[START OF Dataset extract]

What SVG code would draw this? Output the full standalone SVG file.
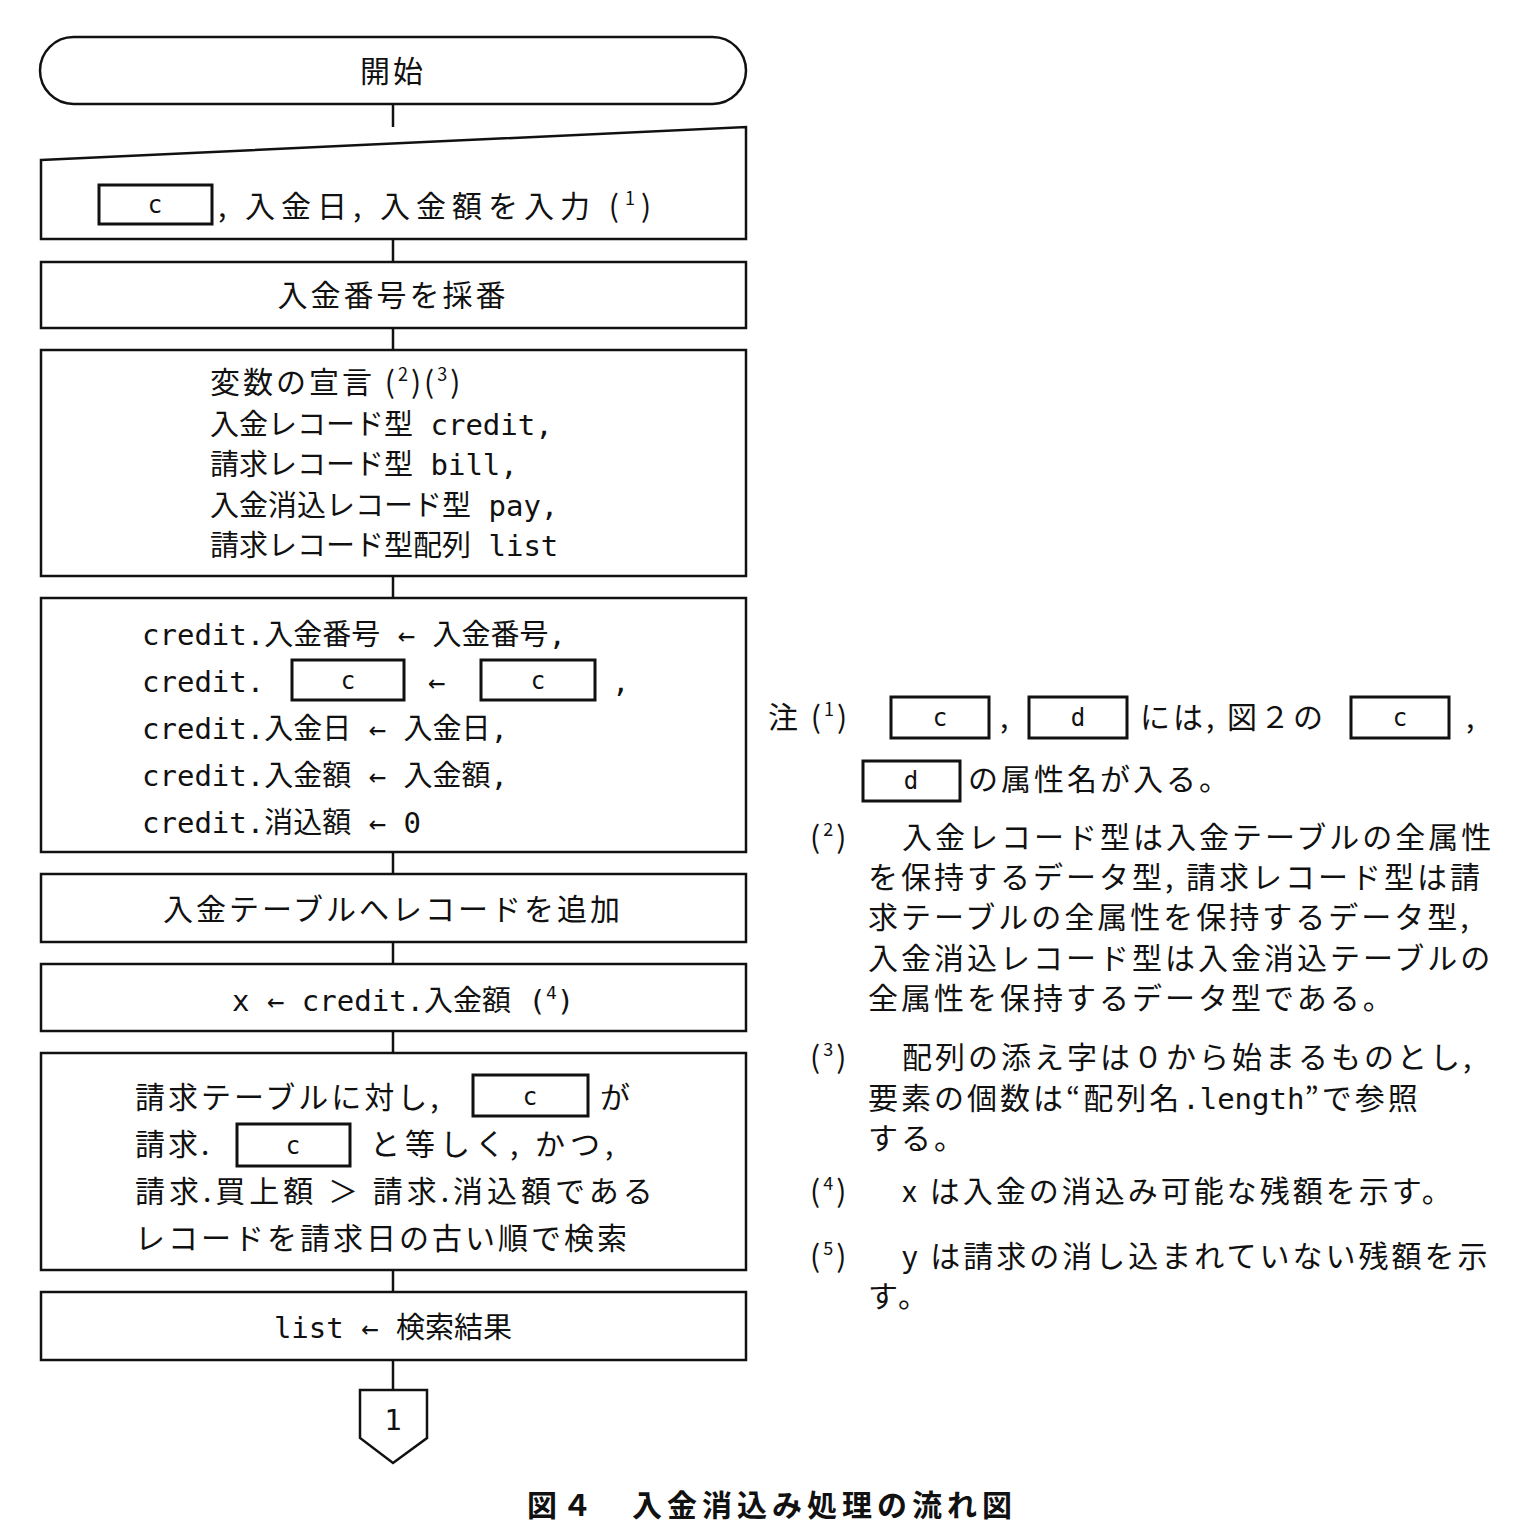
<svg xmlns="http://www.w3.org/2000/svg" width="1536" height="1534" viewBox="0 0 1536 1534">
<style>
.s{fill:#fff;stroke:#111;stroke-width:2.5}
.b{fill:none;stroke:#111;stroke-width:3}
.t{font-family:"Noto Sans CJK JP",sans-serif;font-size:30px;fill:#111;letter-spacing:3px}
.m{font-family:"DejaVu Sans Mono","Noto Sans CJK JP",monospace;font-size:29px;fill:#111}
.bx{font-family:"DejaVu Sans Mono",monospace;font-size:24px;fill:#111;text-anchor:middle}
.sup{font-size:18px}
</style>
<rect width="1536" height="1534" fill="#fff"/>
<g id="connectors" stroke="#111" stroke-width="2.5">
<line x1="393" y1="104" x2="393" y2="127"/><line x1="393" y1="239" x2="393" y2="262"/>
<line x1="393" y1="328" x2="393" y2="350"/><line x1="393" y1="576" x2="393" y2="598"/>
<line x1="393" y1="852" x2="393" y2="874"/><line x1="393" y1="942" x2="393" y2="964"/>
<line x1="393" y1="1031" x2="393" y2="1053"/><line x1="393" y1="1270" x2="393" y2="1292"/>
<line x1="393" y1="1360" x2="393" y2="1390"/>
</g>
<g id="start"><rect class="s" x="40" y="37" width="706" height="67" rx="33.5"/><text class="t" x="393" y="82" text-anchor="middle">開始</text></g>
<g id="input"><polygon class="s" points="41,160 746,127 746,239 41,239"/>
<rect class="b" x="99" y="185" width="113" height="39"/><text class="bx" x="155" y="213">c</text>
<text class="t" x="218" y="217" style="letter-spacing:6px">, 入金日, 入金額を入力 (<tspan class="sup" dy="-12">1</tspan><tspan dy="12">)</tspan></text></g>
<g id="number"><rect class="s" x="41" y="262" width="705" height="66"/><text class="t" x="393" y="306" text-anchor="middle">入金番号を採番</text></g>
<g id="decl"><rect class="s" x="41" y="350" width="705" height="226"/>
<text class="t" x="210" y="393">変数の宣言 (<tspan class="sup" dy="-12">2</tspan><tspan dy="12">)(</tspan><tspan class="sup" dy="-12">3</tspan><tspan dy="12">)</tspan></text>
<text class="m" x="210" y="435">入金レコード型  credit,</text>
<text class="m" x="210" y="475">請求レコード型  bill,</text>
<text class="m" x="210" y="516">入金消込レコード型  pay,</text>
<text class="m" x="210" y="556">請求レコード型配列  list</text></g>
<g id="assign"><rect class="s" x="41" y="598" width="705" height="254"/>
<text class="m" x="142" y="645">credit.入金番号 ← 入金番号,</text>
<text class="m" x="142" y="692">credit.</text>
<rect class="b" x="292" y="660" width="112" height="40"/><text class="bx" x="348" y="689">c</text>
<text class="m" x="428" y="692">←</text>
<rect class="b" x="481" y="660" width="114" height="40"/><text class="bx" x="538" y="689">c</text>
<text class="m" x="612" y="692">,</text>
<text class="m" x="142" y="739">credit.入金日 ← 入金日,</text>
<text class="m" x="142" y="786">credit.入金額 ← 入金額,</text>
<text class="m" x="142" y="833">credit.消込額 ← 0</text></g>
<g id="add"><rect class="s" x="41" y="874" width="705" height="68"/><text class="t" x="393" y="920" text-anchor="middle">入金テーブルへレコードを追加</text></g>
<g id="x"><rect class="s" x="41" y="964" width="705" height="67"/><text class="m" x="232" y="1011">x ← credit.入金額 (<tspan class="sup" dy="-12">4</tspan><tspan dy="12">)</tspan></text></g>
<g id="search"><rect class="s" x="41" y="1053" width="705" height="217"/>
<text class="t" x="135" y="1108">請求テーブルに対し,</text>
<rect class="b" x="473" y="1075" width="115" height="41"/><text class="bx" x="530" y="1105">c</text>
<text class="t" x="600" y="1108">が</text>
<text class="t" x="135" y="1155">請求.</text>
<rect class="b" x="237" y="1124" width="113" height="42"/><text class="bx" x="293" y="1154">c</text>
<text class="t" x="370" y="1155" style="letter-spacing:5px">と等しく, かつ,</text>
<text class="t" x="135" y="1202" style="letter-spacing:4px">請求.買上額 ＞ 請求.消込額である</text>
<text class="t" x="135" y="1249">レコードを請求日の古い順で検索</text></g>
<g id="list"><rect class="s" x="41" y="1292" width="705" height="68"/><text class="m" x="393" y="1338" text-anchor="middle">list ← 検索結果</text></g>
<g id="conn1"><polygon class="s" points="360,1390 427,1390 427,1438 393,1463 360,1438"/><text class="m" x="393" y="1430" text-anchor="middle">1</text></g>
<g id="notes">
<text class="t" x="768" y="728">注 (<tspan class="sup" dy="-12">1</tspan><tspan dy="12">)</tspan></text>
<rect class="b" x="891" y="697" width="98" height="41"/><text class="bx" x="940" y="726">c</text>
<text class="t" x="1000" y="728">,</text>
<rect class="b" x="1029" y="697" width="98" height="41"/><text class="bx" x="1078" y="726">d</text>
<text class="t" x="1140" y="728">には, 図２の</text>
<rect class="b" x="1351" y="697" width="98" height="41"/><text class="bx" x="1400" y="726">c</text>
<text class="t" x="1466" y="728">,</text>
<rect class="b" x="863" y="761" width="97" height="40"/><text class="bx" x="911" y="789">d</text>
<text class="t" x="968" y="790">の属性名が入る。</text>
<text class="t" x="810" y="848">(<tspan class="sup" dy="-12">2</tspan><tspan dy="12">)</tspan></text>
<text class="t" x="902" y="848">入金レコード型は入金テーブルの全属性</text>
<text class="t" x="868" y="888">を保持するデータ型, 請求レコード型は請</text>
<text class="t" x="868" y="928">求テーブルの全属性を保持するデータ型,</text>
<text class="t" x="868" y="969">入金消込レコード型は入金消込テーブルの</text>
<text class="t" x="868" y="1009">全属性を保持するデータ型である。</text>
<text class="t" x="810" y="1068">(<tspan class="sup" dy="-12">3</tspan><tspan dy="12">)</tspan></text>
<text class="t" x="902" y="1068">配列の添え字は０から始まるものとし,</text>
<text class="t" x="868" y="1109">要素の個数は“配列名<tspan class="m" style="letter-spacing:0">.length</tspan>”で参照</text>
<text class="t" x="868" y="1149">する。</text>
<text class="t" x="810" y="1202">(<tspan class="sup" dy="-12">4</tspan><tspan dy="12">)</tspan></text>
<text class="t" x="902" y="1202">x は入金の消込み可能な残額を示す。</text>
<text class="t" x="810" y="1267">(<tspan class="sup" dy="-12">5</tspan><tspan dy="12">)</tspan></text>
<text class="t" x="902" y="1267">y は請求の消し込まれていない残額を示</text>
<text class="t" x="868" y="1307">す。</text>
</g>
<text class="t" x="772" y="1516" text-anchor="middle" font-weight="bold" font-size="32" style="letter-spacing:5px">図４　入金消込み処理の流れ図</text>
</svg>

[END OF Dataset extract]

◆ Set problem ◆
Copy out the listing exactly as it stands, but not the pictures.

◆ Task result ◆
What SVG code would draw this? Output the full standalone SVG file.
<svg xmlns="http://www.w3.org/2000/svg" width="1536" height="1534" viewBox="0 0 1536 1534">
<style>
.s{fill:#fff;stroke:#111;stroke-width:2.5}
.b{fill:none;stroke:#111;stroke-width:3}
.t{font-family:"Noto Sans CJK JP",sans-serif;font-size:30px;fill:#111;letter-spacing:3px}
.m{font-family:"DejaVu Sans Mono","Noto Sans CJK JP",monospace;font-size:29px;fill:#111}
.bx{font-family:"DejaVu Sans Mono",monospace;font-size:24px;fill:#111;text-anchor:middle}
.sup{font-size:18px}
</style>
<rect width="1536" height="1534" fill="#fff"/>
<g id="connectors" stroke="#111" stroke-width="2.5">
<line x1="393" y1="104" x2="393" y2="127"/><line x1="393" y1="239" x2="393" y2="262"/>
<line x1="393" y1="328" x2="393" y2="350"/><line x1="393" y1="576" x2="393" y2="598"/>
<line x1="393" y1="852" x2="393" y2="874"/><line x1="393" y1="942" x2="393" y2="964"/>
<line x1="393" y1="1031" x2="393" y2="1053"/><line x1="393" y1="1270" x2="393" y2="1292"/>
<line x1="393" y1="1360" x2="393" y2="1390"/>
</g>
<g id="start"><rect class="s" x="40" y="37" width="706" height="67" rx="33.5"/><text class="t" x="393" y="82" text-anchor="middle">開始</text></g>
<g id="input"><polygon class="s" points="41,160 746,127 746,239 41,239"/>
<rect class="b" x="99" y="185" width="113" height="39"/><text class="bx" x="155" y="213">c</text>
<text class="t" x="218" y="217" style="letter-spacing:6px">, 入金日, 入金額を入力 (<tspan class="sup" dy="-12">1</tspan><tspan dy="12">)</tspan></text></g>
<g id="number"><rect class="s" x="41" y="262" width="705" height="66"/><text class="t" x="393" y="306" text-anchor="middle">入金番号を採番</text></g>
<g id="decl"><rect class="s" x="41" y="350" width="705" height="226"/>
<text class="t" x="210" y="393">変数の宣言 (<tspan class="sup" dy="-12">2</tspan><tspan dy="12">)(</tspan><tspan class="sup" dy="-12">3</tspan><tspan dy="12">)</tspan></text>
<text class="m" x="210" y="435">入金レコード型  credit,</text>
<text class="m" x="210" y="475">請求レコード型  bill,</text>
<text class="m" x="210" y="516">入金消込レコード型  pay,</text>
<text class="m" x="210" y="556">請求レコード型配列  list</text></g>
<g id="assign"><rect class="s" x="41" y="598" width="705" height="254"/>
<text class="m" x="142" y="645">credit.入金番号 ← 入金番号,</text>
<text class="m" x="142" y="692">credit.</text>
<rect class="b" x="292" y="660" width="112" height="40"/><text class="bx" x="348" y="689">c</text>
<text class="m" x="428" y="692">←</text>
<rect class="b" x="481" y="660" width="114" height="40"/><text class="bx" x="538" y="689">c</text>
<text class="m" x="612" y="692">,</text>
<text class="m" x="142" y="739">credit.入金日 ← 入金日,</text>
<text class="m" x="142" y="786">credit.入金額 ← 入金額,</text>
<text class="m" x="142" y="833">credit.消込額 ← 0</text></g>
<g id="add"><rect class="s" x="41" y="874" width="705" height="68"/><text class="t" x="393" y="920" text-anchor="middle">入金テーブルへレコードを追加</text></g>
<g id="x"><rect class="s" x="41" y="964" width="705" height="67"/><text class="m" x="232" y="1011">x ← credit.入金額 (<tspan class="sup" dy="-12">4</tspan><tspan dy="12">)</tspan></text></g>
<g id="search"><rect class="s" x="41" y="1053" width="705" height="217"/>
<text class="t" x="135" y="1108">請求テーブルに対し,</text>
<rect class="b" x="473" y="1075" width="115" height="41"/><text class="bx" x="530" y="1105">c</text>
<text class="t" x="600" y="1108">が</text>
<text class="t" x="135" y="1155">請求.</text>
<rect class="b" x="237" y="1124" width="113" height="42"/><text class="bx" x="293" y="1154">c</text>
<text class="t" x="370" y="1155" style="letter-spacing:5px">と等しく, かつ,</text>
<text class="t" x="135" y="1202" style="letter-spacing:4px">請求.買上額 ＞ 請求.消込額である</text>
<text class="t" x="135" y="1249">レコードを請求日の古い順で検索</text></g>
<g id="list"><rect class="s" x="41" y="1292" width="705" height="68"/><text class="m" x="393" y="1338" text-anchor="middle">list ← 検索結果</text></g>
<g id="conn1"><polygon class="s" points="360,1390 427,1390 427,1438 393,1463 360,1438"/><text class="m" x="393" y="1430" text-anchor="middle">1</text></g>
<g id="notes">
<text class="t" x="768" y="728">注 (<tspan class="sup" dy="-12">1</tspan><tspan dy="12">)</tspan></text>
<rect class="b" x="891" y="697" width="98" height="41"/><text class="bx" x="940" y="726">c</text>
<text class="t" x="1000" y="728">,</text>
<rect class="b" x="1029" y="697" width="98" height="41"/><text class="bx" x="1078" y="726">d</text>
<text class="t" x="1140" y="728">には, 図２の</text>
<rect class="b" x="1351" y="697" width="98" height="41"/><text class="bx" x="1400" y="726">c</text>
<text class="t" x="1466" y="728">,</text>
<rect class="b" x="863" y="761" width="97" height="40"/><text class="bx" x="911" y="789">d</text>
<text class="t" x="968" y="790">の属性名が入る。</text>
<text class="t" x="810" y="848">(<tspan class="sup" dy="-12">2</tspan><tspan dy="12">)</tspan></text>
<text class="t" x="902" y="848">入金レコード型は入金テーブルの全属性</text>
<text class="t" x="868" y="888">を保持するデータ型, 請求レコード型は請</text>
<text class="t" x="868" y="928">求テーブルの全属性を保持するデータ型,</text>
<text class="t" x="868" y="969">入金消込レコード型は入金消込テーブルの</text>
<text class="t" x="868" y="1009">全属性を保持するデータ型である。</text>
<text class="t" x="810" y="1068">(<tspan class="sup" dy="-12">3</tspan><tspan dy="12">)</tspan></text>
<text class="t" x="902" y="1068">配列の添え字は０から始まるものとし,</text>
<text class="t" x="868" y="1109">要素の個数は“配列名<tspan class="m" style="letter-spacing:0">.length</tspan>”で参照</text>
<text class="t" x="868" y="1149">する。</text>
<text class="t" x="810" y="1202">(<tspan class="sup" dy="-12">4</tspan><tspan dy="12">)</tspan></text>
<text class="t" x="902" y="1202">x は入金の消込み可能な残額を示す。</text>
<text class="t" x="810" y="1267">(<tspan class="sup" dy="-12">5</tspan><tspan dy="12">)</tspan></text>
<text class="t" x="902" y="1267">y は請求の消し込まれていない残額を示</text>
<text class="t" x="868" y="1307">す。</text>
</g>
<text class="t" x="772" y="1516" text-anchor="middle" font-weight="bold" font-size="32" style="letter-spacing:5px">図４　入金消込み処理の流れ図</text>
</svg>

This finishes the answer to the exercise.